Together, our results indicate that, in patients with the most severe forms of COVID-19 who required ICU admission, there was no particular mutational pattern associated with VAP. Therefore, the occurrence of VAP is not related to the virological nature of the infecting agent, but to other causes.

Limitations and strengths of the study

We acknowledge that our study has some limitations. In this cohort, included patients were predominantly infected with pre-existing and α (B.1.1.7) variants, while the inclusion period ended before the emergence of the δ and ο variants, precluding the generalizability of our findings to these more recent variants. The number of patients included was limited and thus the statistical power may have been too weak to show between-group differences. Yet, there was no clear trend regarding associations between variant groups/mutations and VAP, suggesting that increasing the number of patients in the cohort would not have changed the results.

Our study also has strengths, including the constitution of a prospective multicenter cohort of well-phenotyped critically ill patients, and the fact that we performed full-length SARS-CoV-2 genome sequencing in a large number of patients.
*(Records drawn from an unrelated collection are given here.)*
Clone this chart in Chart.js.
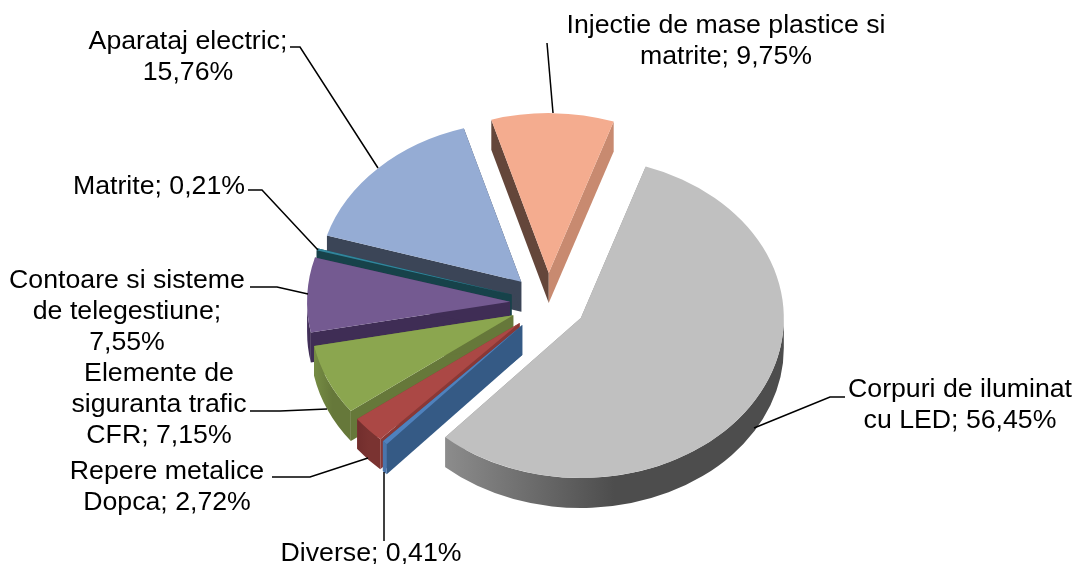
<!DOCTYPE html>
<html>
<head>
<meta charset="utf-8">
<script src="https://cdn.jsdelivr.net/npm/chart.js@4"></script>
<style>
    html, body { margin: 0; padding: 0; background: #fff; }
    canvas { display: block; }
</style>
</head>
<body>
<canvas id="chart1" width="1077" height="564"></canvas>
<script>
// data, clockwise from the big slice
const categories = ["Corpuri de iluminat cu LED", "Diverse", "Repere metalice Dopca",
    "Elemente de siguranta trafic CFR", "Contoare si sisteme de telegestiune",
    "Matrite", "Aparataj electric", "Injectie de mase plastice si matrite"];
const shares = [56.45, 0.41, 2.72, 7.15, 7.55, 0.21, 15.76, 9.75];

// label text, line by line
const labelLines = [
    ["Corpuri de iluminat", "cu LED; 56,45%"],
    ["Diverse; 0,41%"],
    ["Repere metalice", "Dopca; 2,72%"],
    ["Elemente de", "siguranta trafic", "CFR; 7,15%"],
    ["Contoare si sisteme", "de telegestiune;", "7,55%"],
    ["Matrite; 0,21%"],
    ["Aparataj electric;", "15,76%"],
    ["Injectie de mase plastice si", "matrite; 9,75%"]
];

// colours per slice
const topColors = ["#c0c0c0", "#4f81bd", "#ab4845", "#8ba64f", "#745a91", "#31859c", "#95acd4", "#f4ac8f"];
const startWallColors = ["#8c8c8c", "#355a85", "#8a3836", "#66783a", "#3f2d55", "#17424a", "#3b4557", "#64463a"];
const endWallColors = ["#8c8c8c", "#355a85", "#8a3836", "#66783a", "#3f2d55", "#17424a", "#3b4557", "#c88a70"];
const rimFromColors = ["#8c8c8c", "#4a75ab", "#722e2d", "#768c44", "#4d3a66", "#17424a", "#3b4557", "#64463a"];
const rimToColors = ["#4d4d4d", "#4a75ab", "#7a3331", "#66783a", "#3f2d55", "#17424a", "#3b4557", "#c88a70"];

// back slices get painted first
const drawOrder = [7, 6, 5, 4, 3, 2, 1, 0];

// look of the 3d pie
const explode = 38;
const tilt = 0.788;
const depth = 30;

// label placement: centre x, first baseline y
const labelSpots = [[960, 397], [371, 561], [167, 479], [159, 381], [127, 288], [159, 194], [188, 49], [726, 33]];
const leaderLines = [
    [[845, 397], [830, 397], [754, 428]],
    [[384, 541], [384, 472]],
    [[272, 477], [310, 477], [368, 458]],
    [[250, 411], [280, 411], [327, 409]],
    [[250, 287], [277, 287], [308, 294]],
    [[248, 190], [262, 190], [318, 250]],
    [[290, 47], [300, 47], [378, 168]],
    [[547, 43], [553, 113]]
];

const drawWalls = (ctx, arc, i, ox, oy) => {
    const r = arc.outerRadius;
    const cx = arc.x + ox;
    const cy = arc.y + oy;

    const ray = (angle, color) => {
        const rx = cx + Math.cos(angle) * r;
        const ry = cy + Math.sin(angle) * r * tilt;
        ctx.fillStyle = color;
        ctx.beginPath();
        ctx.moveTo(cx, cy);
        ctx.lineTo(rx, ry);
        ctx.lineTo(rx, ry + depth);
        ctx.lineTo(cx, cy + depth);
        ctx.closePath();
        ctx.fill();
    };
    ray(arc.startAngle, startWallColors[i]);
    ray(arc.endAngle, endWallColors[i]);

    // outer wall, only the part facing us
    for (let n = -1; n <= 2; n++) {
        const lo = Math.max(arc.startAngle, n * 2 * Math.PI);
        const hi = Math.min(arc.endAngle, Math.PI + n * 2 * Math.PI);
        if (lo >= hi) continue;

        const xa = cx + Math.cos(lo) * r;
        const xb = cx + Math.cos(hi) * r;
        const left = Math.min(xa, xb);
        const right = lo <= n * 2 * Math.PI ? cx + r : Math.max(xa, xb);
        const grad = ctx.createLinearGradient(left, 0, right, 0);
        grad.addColorStop(0, rimFromColors[i]);
        grad.addColorStop(0.5, rimToColors[i]);
        grad.addColorStop(1, rimToColors[i]);

        ctx.fillStyle = grad;
        ctx.beginPath();
        ctx.ellipse(cx, cy, r, r * tilt, 0, lo, hi);
        ctx.ellipse(cx, cy + depth, r, r * tilt, 0, hi, lo, true);
        ctx.closePath();
        ctx.fill();
    }
};

const pie3d = {
    id: 'pie3d',
    beforeDatasetDraw(chart, args) {
        const ctx = chart.ctx;
        const arcs = args.meta.data;

        drawOrder.forEach((i) => {
            const arc = arcs[i];
            const mid = (arc.startAngle + arc.endAngle) / 2;
            const ox = Math.cos(mid) * explode;
            const oy = Math.sin(mid) * explode * tilt;

            drawWalls(ctx, arc, i, ox, oy);

            // top face is the chart's own arc, squashed
            ctx.save();
            ctx.translate(arc.x + ox, arc.y + oy);
            ctx.scale(1, tilt);
            ctx.translate(-arc.x, -arc.y);
            arc.draw(ctx);
            ctx.restore();
        });
        return false;
    },
    afterDraw(chart) {
        const ctx = chart.ctx;
        ctx.save();
        ctx.strokeStyle = '#000';
        ctx.lineWidth = 1.5;
        leaderLines.forEach((pts) => {
            ctx.beginPath();
            pts.forEach((p, k) => k === 0 ? ctx.moveTo(p[0], p[1]) : ctx.lineTo(p[0], p[1]));
            ctx.stroke();
        });

        ctx.fillStyle = '#000';
        ctx.font = '26.7px "Liberation Sans"';
        ctx.textAlign = 'center';
        ctx.textBaseline = 'alphabetic';
        labelLines.forEach((lines, i) => {
            lines.forEach((line, k) => {
                ctx.fillText(line, labelSpots[i][0], labelSpots[i][1] + k * 31);
            });
        });
        ctx.restore();
    }
};

new Chart(document.getElementById('chart1'), {
    type: 'pie',
    data: {
        labels: categories,
        datasets: [{
            data: shares,
            backgroundColor: topColors,
            borderWidth: 0
        }]
    },
    options: {
        responsive: false,
        animation: false,
        rotation: 18.66,
        radius: 203,
        layout: { padding: { left: 19, top: 42 } },
        plugins: {
            legend: { display: false },
            tooltip: { enabled: false }
        }
    },
    plugins: [pie3d]
});
</script>
</body>
</html>
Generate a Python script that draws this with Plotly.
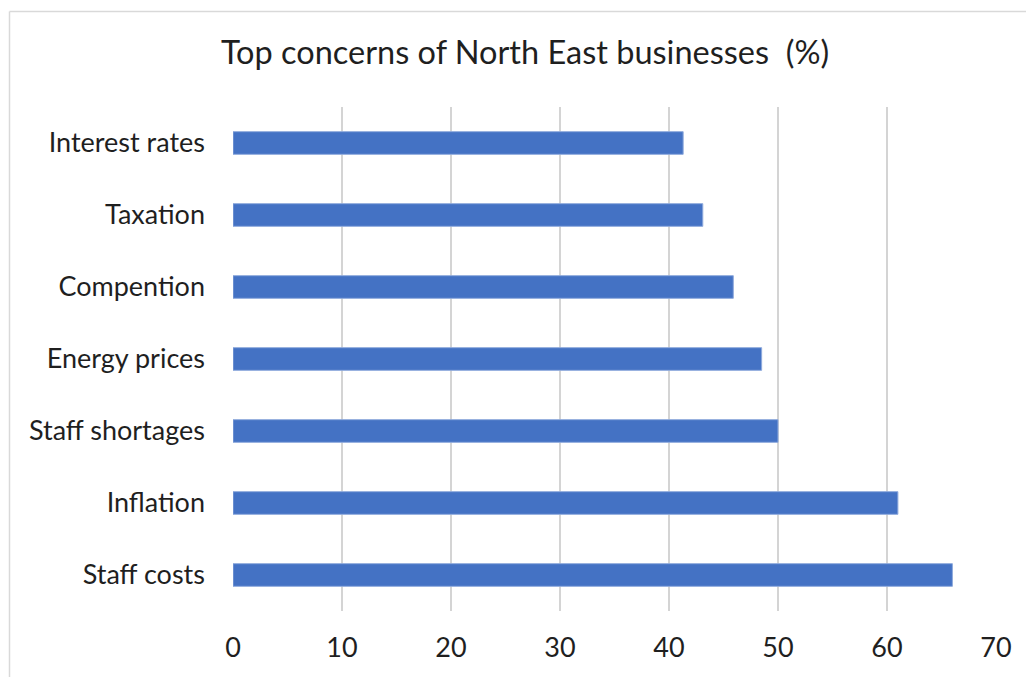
import plotly.graph_objects as go

categories = ["Staff costs", "Inflation", "Staff shortages", "Energy prices",
              "Compention", "Taxation", "Interest rates"]
values = [66.0, 61.0, 50.0, 48.5, 45.9, 43.1, 41.3]
x_ticks = [0, 10, 20, 30, 40, 50, 60, 70]
title_text = "Top concerns of North East businesses  (%)"

FONT = "Lato, Calibri, Carlito, sans-serif"
W, H = 1026, 677
L, R, T, B = 233, 30, 107, 66
pw = W - L - R
ph = H - T - B

fig = go.Figure(go.Bar(
    x=values, y=categories, orientation="h",
    marker=dict(color="#4472C4", line=dict(color="#8FAADC", width=1)),
    hoverinfo="x+y",
))

def px_to_paper_x(px):
    return (px - L) / pw

def py_to_paper_y(py):
    return (H - B - py) / ph

border = "#D9D9D9"
fig.update_layout(
    width=W, height=H,
    margin=dict(l=L, r=R, t=T, b=B, pad=0, autoexpand=False),
    paper_bgcolor="white", plot_bgcolor="white",
    bargap=0.685,
    showlegend=False,
    font=dict(family=FONT, color="#1f1f1f", size=27),
    title=dict(text=title_text, x=px_to_paper_x(525), xref="paper", xanchor="center",
               y=1 - 53 / H, yref="container", yanchor="middle",
               font=dict(family=FONT, size=32.5, color="#1f1f1f")),
    xaxis=dict(range=[0, 70], tickvals=x_ticks, showgrid=True, gridcolor="#D4D4D4",
               gridwidth=1.8, zeroline=False, showline=False, ticks="",
               automargin=False,
               ticklabelstandoff=18, tickfont=dict(size=27), fixedrange=True),
    yaxis=dict(showgrid=False, zeroline=False, showline=False, ticks="",
               automargin=False,
               ticklabelstandoff=27, tickfont=dict(size=27), fixedrange=True),
    shapes=[
        dict(type="line", xref="paper", yref="paper",
             x0=px_to_paper_x(9.5), x1=px_to_paper_x(9.5),
             y0=py_to_paper_y(11.5), y1=py_to_paper_y(690),
             line=dict(color=border, width=1.5)),
        dict(type="line", xref="paper", yref="paper",
             x0=px_to_paper_x(9.5), x1=px_to_paper_x(1040),
             y0=py_to_paper_y(11.5), y1=py_to_paper_y(11.5),
             line=dict(color=border, width=1.5)),
    ],
)

fig.write_html("out.html")
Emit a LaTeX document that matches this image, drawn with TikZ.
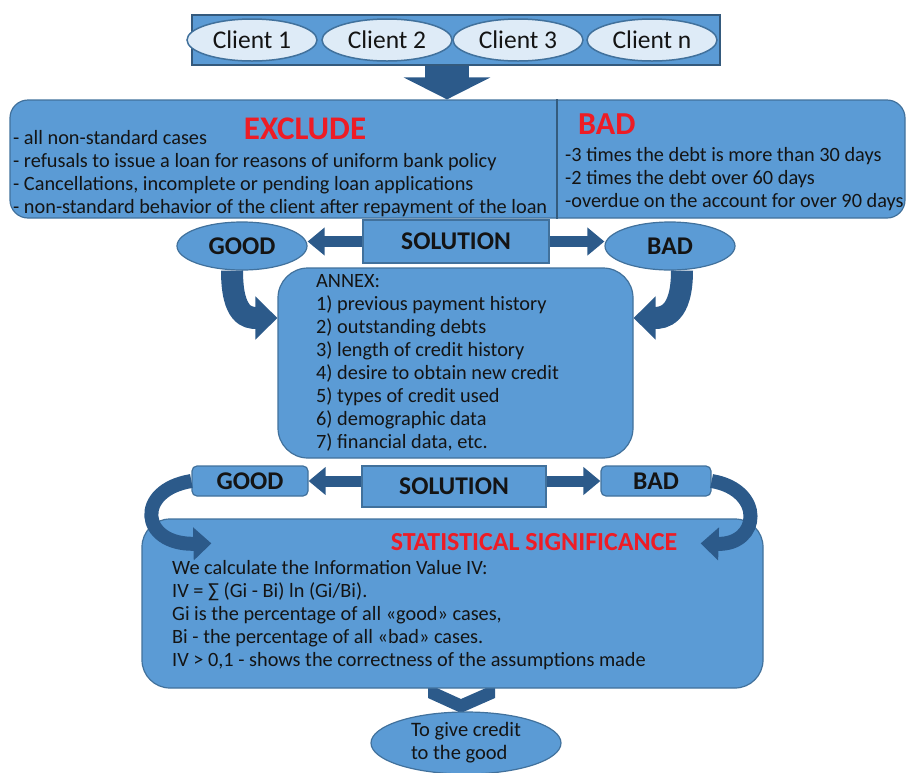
\documentclass[tikz,border=0pt]{standalone}
\usepackage{fontspec}
\setmainfont{Carlito}
\usetikzlibrary{arrows.meta,shapes.geometric}
\definecolor{boxblue}{HTML}{5B9BD5}
\definecolor{boxline}{HTML}{41719C}
\definecolor{lightell}{HTML}{DEEBF7}
\definecolor{arrowblue}{HTML}{2C5A8A}
\definecolor{titlered}{HTML}{EE1C25}
\definecolor{txtcol}{HTML}{141414}
\begin{document}
\begin{tikzpicture}[x=1pt,y=-1pt,
  box/.style={draw=boxline,fill=boxblue,line width=1.2pt,inner sep=0pt,text=txtcol},
  rbox/.style={box,rounded corners=#1},
  clientell/.style={ellipse,draw=boxline,fill=lightell,line width=1.5pt,inner sep=0pt,
     minimum width=130pt,minimum height=42pt,font=\fontsize{25.5}{28}\selectfont,text=txtcol},
  lbl/.style={font=\fontsize{25.5}{28}\selectfont\bfseries},
  title/.style={font=\fontsize{33}{36}\selectfont\bfseries,text=titlered,inner sep=0pt},
  txt/.style={anchor=north west,inner sep=0pt,align=left,text=txtcol,font=\fontsize{20.3}{23}\selectfont},
  harrow/.style={draw=arrowblue,line width=11pt,-{Triangle[width=27pt,length=17pt]}},
  carrow/.style={draw=arrowblue,line width=22pt,-{Triangle[width=42pt,length=22pt]}},
  carrowb/.style={draw=arrowblue,line width=14pt,-{Triangle[width=32pt,length=18pt]}}
]
\useasboundingbox (0,0) rectangle (908,772);
% top bar with clients
\node[draw=boxline!80!black,fill=boxblue,line width=1.5pt,minimum width=528pt,minimum height=50pt,inner sep=0pt] (bar) at (456,40) {};
\node[clientell] (c1) at (252,40) {Client 1};
\node[clientell] (c2) at (387,40) {Client 2};
\node[clientell] (c3) at (518,40) {Client 3};
\node[clientell] (cn) at (652,40) {Client n};
% exclude / bad box
\node[rbox=18pt,minimum width=895pt,minimum height=118pt] (excl) at (457.5,159) {};
\draw[boxline!80!black,line width=1.2pt] ([xshift=99.5pt]excl.north) -- ([xshift=99.5pt]excl.south);
\draw[draw=arrowblue,line width=44pt,-{Triangle[width=86pt,length=22pt]}] ([xshift=-9pt]bar.south) -- ([xshift=-10.5pt]excl.north);
\node[title,anchor=base] (exclh) at (305,139) {EXCLUDE};
\node[title,font=\fontsize{32}{36}\selectfont\bfseries,anchor=base west] (badh) at (578,134) {BAD};
\node[txt] (exclt) at (13,128) {\strut- all non-standard cases\\- refusals to issue a loan for reasons of uniform bank policy\\- Cancellations, incomplete or pending loan applications\\- non-standard behavior of the client after repayment of the loan};
\node[txt] (badt) at (565,145) {\strut-3 times the debt is more than 30 days\\-2 times the debt over 60 days\\-overdue on the account for over 90 days};
% first solution row
\node[box,minimum width=186pt,minimum height=43pt,lbl] (sol1) at (456,241.5) {SOLUTION};
\node[box,ellipse,minimum width=130pt,minimum height=48pt,lbl] (good1) at (242,246) {GOOD};
\node[box,ellipse,minimum width=130pt,minimum height=48pt,lbl] (bad1) at (670,246) {BAD};
\draw[harrow] (sol1.west) -- (sol1.west -| good1.east);
\draw[harrow] (sol1.east) -- (sol1.east -| bad1.west);
% annex
\node[rbox=30pt,minimum width=355pt,minimum height=190pt] (annex) at (455.5,363) {};
\node[txt] (annext) at (316,271) {\strut ANNEX:\\1) previous payment history\\2) outstanding debts\\3) length of credit history\\4) desire to obtain new credit\\5) types of credit used\\6) demographic data\\7) financial data, etc.};
\draw[carrow] ([xshift=-10pt]good1.south) .. controls +(0,45) and +(-30,0) .. ([yshift=45pt]annex.west);
\draw[carrow] ([xshift=12pt]bad1.south) .. controls +(0,45) and +(30,0) .. ([yshift=45pt]annex.east);
% second solution row
\node[rbox=5pt,minimum width=116pt,minimum height=30pt,lbl] (good2) at (250,481) {GOOD};
\node[box,minimum width=184pt,minimum height=41pt,lbl] (sol2) at (454,486.5) {SOLUTION};
\node[rbox=5pt,minimum width=110pt,minimum height=30pt,lbl] (bad2) at (656,481) {BAD};
\draw[harrow] (sol2.west |- good2.east) -- (good2.east);
\draw[harrow] (sol2.east |- bad2.west) -- (bad2.west);
% chevron
\fill[arrowblue] (428,684) -- (428,698) -- (461,713) -- (495,698) -- (495,684) -- (461,699) -- cycle;
% statistical significance
\node[rbox=28pt,minimum width=621pt,minimum height=169pt] (stat) at (452.5,603.5) {};
\draw[carrowb] (good2.west) .. controls (135,490) and (140,545) .. ([xshift=70pt,yshift=-25pt]stat.north west);
\draw[carrowb] (bad2.east) .. controls (765,490) and (760,545) .. ([xshift=-63pt,yshift=-25pt]stat.north east);
\node[title,font=\fontsize{26}{29}\selectfont\bfseries,anchor=base] (statt) at (534,550) {STATISTICAL SIGNIFICANCE};
\node[txt] (statx) at (172,558) {\strut We calculate the Information Value IV:\\IV = ∑ (Gi - Bi) ln (Gi/Bi).\\Gi is the percentage of all «good» cases,\\Bi - the percentage of all «bad» cases.\\IV > 0,1 - shows the correctness of the assumptions made};
% final
\node[box,ellipse,minimum width=190pt,minimum height=62pt,align=left,font=\fontsize{20.5}{23}\selectfont] (final) at (466,743) {To give credit\\to the good};
\end{tikzpicture}
\end{document}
The start of inclusion of the present study was October 1, 2020, which corresponded in France to the beginning of the second COVID-19 wave, a period when ICU admission policies, ICU patient load and demand, and COVID-19 management strategies were more homogeneous among centres than during the first COVID-19 wave. The high incidence of VAP described in our study is in line with that reported in previous studies^1,12.

Conclusions

We found no association between the variant status or any mutational pattern in SARS CoV-2 viral genes and VAP, indicating that the occurrence of VAP is related to non-virological causes.

Abbreviations

ARDS

Acute respiratory distress syndrome

ICU

Intensive care unit

ECMO

Extra-corporeal membrane oxygenation

VOC

Variant of concern

VOI

Variant of interest

VAP

Ventilator associated pneumonia

COVID 19

Coronavirus disease 2019

Author contributions

K.R., A.M.B. and N.P. had full access to all of the study data and is deemed responsible for data integrity and accuracy of their analysis. K.R., A.M.B. and N.P. contributed to the study initial design, analysis, interpretation of data, drafting of the initial manuscript, critical revision of intellectual content, and approval of the article final version. R.A., B.P., G.V., C.E.L., T.U., J.M., T.P., D.R., R.B., Z.A.H., S.G., M.S., E.A., A.M.D., C.R., J.M.P., S.F. contributed to the study design and analysis, interpretation of data, drafting of initial manuscript, critical revision of intellectual content, and approval of the submitted version of the article.

Funding

This research received funding from the Agence Nationale de la Recherche (ANR-21-COVR-0022).

Data availability

The datasets supporting the conclusions are included within the article. The datasets used and/or analysed during the current study are available from the corresponding author on reasonable request.

Competing interests

C.-E. L. has served as consultant for Bayer Healthcare, Carmat and Thermo Fisher Brahms, and received lecture fees from MSD, Aerogen, Advanzpharma and BioMérieux, outside the submitted work. J.-M.P. has served as an advisor or speaker for Gilead, Abbvie, Merck, Assembly Biosciences and Arbutus. Other authors have no conflict of interest to disclose.